### Your objective
Reproduce all the material exactly, minus any pictures it holds.
--- START OF Raw data ---
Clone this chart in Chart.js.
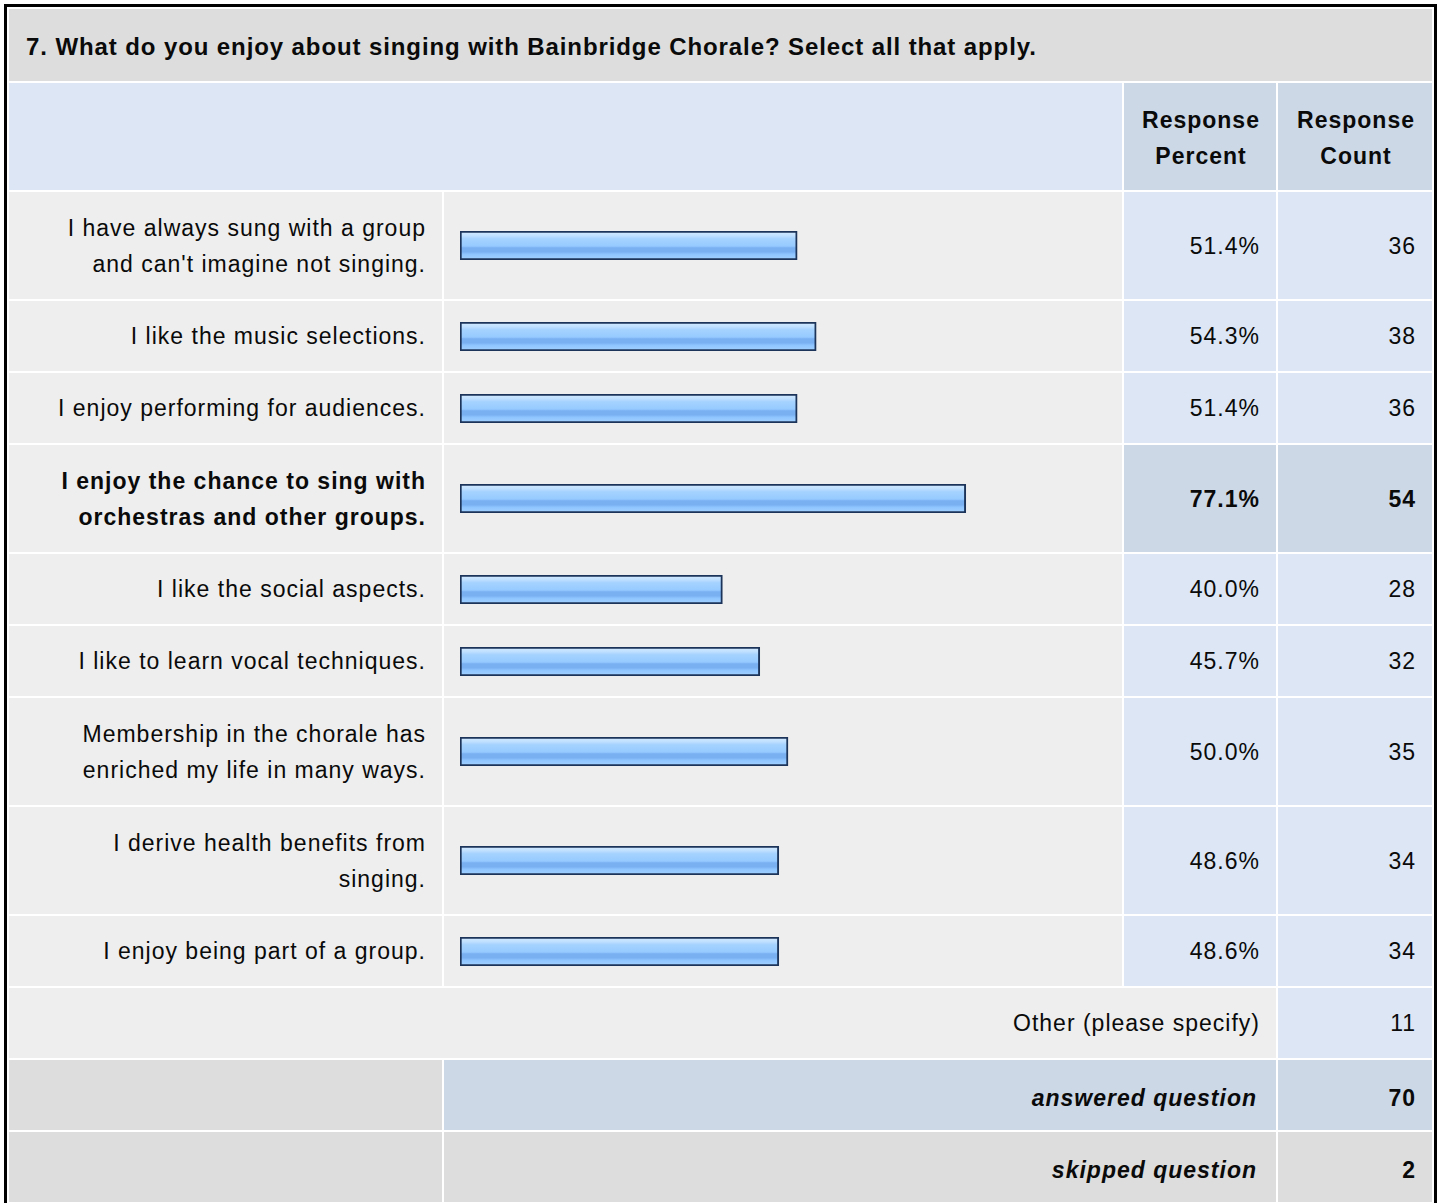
<!DOCTYPE html>
<html>
<head>
<meta charset="utf-8">
<script src="https://cdn.jsdelivr.net/npm/chart.js@4/dist/chart.umd.min.js"></script>
<style>
  html, body { margin:0; padding:0; background:#fff; }
  body { width:1440px; height:1203px; overflow:hidden; position:relative;
         font-family:"Liberation Sans", Arial, sans-serif; font-size:23px; letter-spacing:1px; color:#0a0a0a; }
  #frame { position:absolute; left:4px; top:4px; width:1427px; border:3px solid #000; border-bottom:none; background:#fff; }
  table { border-spacing:2px; border-collapse:separate; table-layout:fixed; width:1427px; }
  td { padding:0 16px 0 17px; line-height:36px; vertical-align:middle; white-space:nowrap; overflow:hidden; }
  .title td { background:#dddddd; font-weight:bold; font-size:24px; letter-spacing:0.9px; height:68px; padding-top:4px; padding-bottom:0; }
  .hdr td { height:105px; padding-top:2px; }
  .hl { background:#dce6f4; }
  .hd { background:#ccd8e6; font-weight:bold; text-align:center; padding-left:4px; padding-right:2px; }
  .lab { background:#eeeeee; text-align:right; }
  .bar { background:#eeeeee; padding:0; }
  .bar canvas { display:block; }
  .val { background:#dce6f4; text-align:right; }
  .max td.lab, .max td.val { font-weight:bold; }
  .max td.val { background:#ccd8e6; }
  tr.single td { height:70px; }
  tr.double td { height:107px; }
  tr.sum td { height:65px; padding-top:5px; }
  .grey { background:#dddddd; }
  .sumlab { text-align:right; font-weight:bold; font-style:italic; padding-right:19px; }
  .sumval { text-align:right; font-weight:bold; }
  .blue2 { background:#ccd8e6; }
</style>
</head>
<body>
<div id="frame">
<table id="tbl">
  <colgroup><col style="width:433px"><col style="width:678px"><col style="width:152px"><col style="width:154px"></colgroup>
  <tbody id="tb"></tbody>
</table>
</div>
<script>
// ---- data ----
const questionTitle = "7. What do you enjoy about singing with Bainbridge Chorale? Select all that apply.";
const headerPercent = ["Response", "Percent"];
const headerCount = ["Response", "Count"];
const categories = [
  ["I have always sung with a group", "and can't imagine not singing."],
  ["I like the music selections."],
  ["I enjoy performing for audiences."],
  ["I enjoy the chance to sing with", "orchestras and other groups."],
  ["I like the social aspects."],
  ["I like to learn vocal techniques."],
  ["Membership in the chorale has", "enriched my life in many ways."],
  ["I derive health benefits from", "singing."],
  ["I enjoy being part of a group."]
];
const responsePercent = [51.4, 54.3, 51.4, 77.1, 40.0, 45.7, 50.0, 48.6, 48.6];
const responseCount = [36, 38, 36, 54, 28, 32, 35, 34, 34];
const otherLabel = "Other (please specify)";
const otherCount = 11;
const answeredLabel = "answered question";
const answeredCount = 70;
const skippedLabel = "skipped question";
const skippedCount = 2;

// ---- table ----
const tb = document.getElementById('tb');
function el(tag, cls, html) { const e = document.createElement(tag); if (cls) e.className = cls; if (html !== undefined) e.innerHTML = html; return e; }
const esc = s => s.replace(/&/g,'&amp;').replace(/</g,'&lt;');

let tr = el('tr','title'); let td = el('td','', esc(questionTitle)); td.colSpan = 4; tr.appendChild(td); tb.appendChild(tr);
tr = el('tr','hdr');
td = el('td','hl'); td.colSpan = 2; tr.appendChild(td);
tr.appendChild(el('td','hd', headerPercent.map(esc).join('<br>')));
tr.appendChild(el('td','hd', headerCount.map(esc).join('<br>')));
tb.appendChild(tr);

const maxVal = Math.max(...responsePercent);
const canvases = [];
categories.forEach((lines, i) => {
  const r = el('tr', (lines.length > 1 ? 'double' : 'single') + (responsePercent[i] === maxVal ? ' max' : ''));
  r.appendChild(el('td','lab', lines.map(esc).join('<br>')));
  const bc = el('td','bar');
  const cv = document.createElement('canvas');
  cv.width = 678; cv.height = 29;
  cv.style.width = '678px'; cv.style.height = '29px';
  bc.appendChild(cv); r.appendChild(bc);
  canvases.push(cv);
  r.appendChild(el('td','val', responsePercent[i].toFixed(1) + '%'));
  r.appendChild(el('td','val', String(responseCount[i])));
  tb.appendChild(r);
});

tr = el('tr','single');
td = el('td','lab', esc(otherLabel)); td.colSpan = 3; tr.appendChild(td);
tr.appendChild(el('td','val', String(otherCount)));
tb.appendChild(tr);

tr = el('tr','sum');
tr.appendChild(el('td','grey'));
td = el('td','blue2 sumlab', esc(answeredLabel)); td.colSpan = 2; tr.appendChild(td);
tr.appendChild(el('td','blue2 sumval', String(answeredCount)));
tb.appendChild(tr);

tr = el('tr','sum');
tr.appendChild(el('td','grey'));
td = el('td','grey sumlab', esc(skippedLabel)); td.colSpan = 2; tr.appendChild(td);
tr.appendChild(el('td','grey sumval', String(skippedCount)));
tb.appendChild(tr);

// ---- bars (Chart.js) ----
function barGradient(context) {
  const chart = context.chart;
  const area = chart.chartArea;
  if (!area) return '#94c9ff';
  const g = chart.ctx.createLinearGradient(0, area.top, 0, area.bottom);
  g.addColorStop(0.00, '#d4ebff');
  g.addColorStop(0.16, '#c0e0ff');
  g.addColorStop(0.26, '#a6d3ff');
  g.addColorStop(0.52, '#96caff');
  g.addColorStop(0.58, '#79b0f1');
  g.addColorStop(0.72, '#79b0f1');
  g.addColorStop(0.80, '#8fc5ff');
  g.addColorStop(1.00, '#a4d2ff');
  return g;
}
canvases.forEach((cv, i) => {
  new Chart(cv, {
    type: 'bar',
    data: {
      labels: [categories[i].join(' ')],
      datasets: [{
        data: [responsePercent[i]],
        backgroundColor: barGradient,
        borderColor: '#1c3459',
        borderWidth: 2,
        borderSkipped: false,
        barPercentage: 1,
        categoryPercentage: 1
      }]
    },
    options: {
      indexAxis: 'y',
      responsive: false,
      maintainAspectRatio: false,
      animation: false,
      devicePixelRatio: 1,
      layout: { padding: { left: 16, right: 6, top: 0, bottom: 0 } },
      scales: {
        x: { display: false, min: 0, max: 100 },
        y: { display: false }
      },
      plugins: { legend: { display: false }, tooltip: { enabled: false }, title: { display: false } }
    }
  });
});
</script>
</body>
</html>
--- END OF Raw data ---
### Task output
Clone this chart in Chart.js.
<!DOCTYPE html>
<html>
<head>
<meta charset="utf-8">
<script src="https://cdn.jsdelivr.net/npm/chart.js@4/dist/chart.umd.min.js"></script>
<style>
  html, body { margin:0; padding:0; background:#fff; }
  body { width:1440px; height:1203px; overflow:hidden; position:relative;
         font-family:"Liberation Sans", Arial, sans-serif; font-size:23px; letter-spacing:1px; color:#0a0a0a; }
  #frame { position:absolute; left:4px; top:4px; width:1427px; border:3px solid #000; border-bottom:none; background:#fff; }
  table { border-spacing:2px; border-collapse:separate; table-layout:fixed; width:1427px; }
  td { padding:0 16px 0 17px; line-height:36px; vertical-align:middle; white-space:nowrap; overflow:hidden; }
  .title td { background:#dddddd; font-weight:bold; font-size:24px; letter-spacing:0.9px; height:68px; padding-top:4px; padding-bottom:0; }
  .hdr td { height:105px; padding-top:2px; }
  .hl { background:#dce6f4; }
  .hd { background:#ccd8e6; font-weight:bold; text-align:center; padding-left:4px; padding-right:2px; }
  .lab { background:#eeeeee; text-align:right; }
  .bar { background:#eeeeee; padding:0; }
  .bar canvas { display:block; }
  .val { background:#dce6f4; text-align:right; }
  .max td.lab, .max td.val { font-weight:bold; }
  .max td.val { background:#ccd8e6; }
  tr.single td { height:70px; }
  tr.double td { height:107px; }
  tr.sum td { height:65px; padding-top:5px; }
  .grey { background:#dddddd; }
  .sumlab { text-align:right; font-weight:bold; font-style:italic; padding-right:19px; }
  .sumval { text-align:right; font-weight:bold; }
  .blue2 { background:#ccd8e6; }
</style>
</head>
<body>
<div id="frame">
<table id="tbl">
  <colgroup><col style="width:433px"><col style="width:678px"><col style="width:152px"><col style="width:154px"></colgroup>
  <tbody id="tb"></tbody>
</table>
</div>
<script>
// ---- data ----
const questionTitle = "7. What do you enjoy about singing with Bainbridge Chorale? Select all that apply.";
const headerPercent = ["Response", "Percent"];
const headerCount = ["Response", "Count"];
const categories = [
  ["I have always sung with a group", "and can't imagine not singing."],
  ["I like the music selections."],
  ["I enjoy performing for audiences."],
  ["I enjoy the chance to sing with", "orchestras and other groups."],
  ["I like the social aspects."],
  ["I like to learn vocal techniques."],
  ["Membership in the chorale has", "enriched my life in many ways."],
  ["I derive health benefits from", "singing."],
  ["I enjoy being part of a group."]
];
const responsePercent = [51.4, 54.3, 51.4, 77.1, 40.0, 45.7, 50.0, 48.6, 48.6];
const responseCount = [36, 38, 36, 54, 28, 32, 35, 34, 34];
const otherLabel = "Other (please specify)";
const otherCount = 11;
const answeredLabel = "answered question";
const answeredCount = 70;
const skippedLabel = "skipped question";
const skippedCount = 2;

// ---- table ----
const tb = document.getElementById('tb');
function el(tag, cls, html) { const e = document.createElement(tag); if (cls) e.className = cls; if (html !== undefined) e.innerHTML = html; return e; }
const esc = s => s.replace(/&/g,'&amp;').replace(/</g,'&lt;');

let tr = el('tr','title'); let td = el('td','', esc(questionTitle)); td.colSpan = 4; tr.appendChild(td); tb.appendChild(tr);
tr = el('tr','hdr');
td = el('td','hl'); td.colSpan = 2; tr.appendChild(td);
tr.appendChild(el('td','hd', headerPercent.map(esc).join('<br>')));
tr.appendChild(el('td','hd', headerCount.map(esc).join('<br>')));
tb.appendChild(tr);

const maxVal = Math.max(...responsePercent);
const canvases = [];
categories.forEach((lines, i) => {
  const r = el('tr', (lines.length > 1 ? 'double' : 'single') + (responsePercent[i] === maxVal ? ' max' : ''));
  r.appendChild(el('td','lab', lines.map(esc).join('<br>')));
  const bc = el('td','bar');
  const cv = document.createElement('canvas');
  cv.width = 678; cv.height = 29;
  cv.style.width = '678px'; cv.style.height = '29px';
  bc.appendChild(cv); r.appendChild(bc);
  canvases.push(cv);
  r.appendChild(el('td','val', responsePercent[i].toFixed(1) + '%'));
  r.appendChild(el('td','val', String(responseCount[i])));
  tb.appendChild(r);
});

tr = el('tr','single');
td = el('td','lab', esc(otherLabel)); td.colSpan = 3; tr.appendChild(td);
tr.appendChild(el('td','val', String(otherCount)));
tb.appendChild(tr);

tr = el('tr','sum');
tr.appendChild(el('td','grey'));
td = el('td','blue2 sumlab', esc(answeredLabel)); td.colSpan = 2; tr.appendChild(td);
tr.appendChild(el('td','blue2 sumval', String(answeredCount)));
tb.appendChild(tr);

tr = el('tr','sum');
tr.appendChild(el('td','grey'));
td = el('td','grey sumlab', esc(skippedLabel)); td.colSpan = 2; tr.appendChild(td);
tr.appendChild(el('td','grey sumval', String(skippedCount)));
tb.appendChild(tr);

// ---- bars (Chart.js) ----
function barGradient(context) {
  const chart = context.chart;
  const area = chart.chartArea;
  if (!area) return '#94c9ff';
  const g = chart.ctx.createLinearGradient(0, area.top, 0, area.bottom);
  g.addColorStop(0.00, '#d4ebff');
  g.addColorStop(0.16, '#c0e0ff');
  g.addColorStop(0.26, '#a6d3ff');
  g.addColorStop(0.52, '#96caff');
  g.addColorStop(0.58, '#79b0f1');
  g.addColorStop(0.72, '#79b0f1');
  g.addColorStop(0.80, '#8fc5ff');
  g.addColorStop(1.00, '#a4d2ff');
  return g;
}
canvases.forEach((cv, i) => {
  new Chart(cv, {
    type: 'bar',
    data: {
      labels: [categories[i].join(' ')],
      datasets: [{
        data: [responsePercent[i]],
        backgroundColor: barGradient,
        borderColor: '#1c3459',
        borderWidth: 2,
        borderSkipped: false,
        barPercentage: 1,
        categoryPercentage: 1
      }]
    },
    options: {
      indexAxis: 'y',
      responsive: false,
      maintainAspectRatio: false,
      animation: false,
      devicePixelRatio: 1,
      layout: { padding: { left: 16, right: 6, top: 0, bottom: 0 } },
      scales: {
        x: { display: false, min: 0, max: 100 },
        y: { display: false }
      },
      plugins: { legend: { display: false }, tooltip: { enabled: false }, title: { display: false } }
    }
  });
});
</script>
</body>
</html>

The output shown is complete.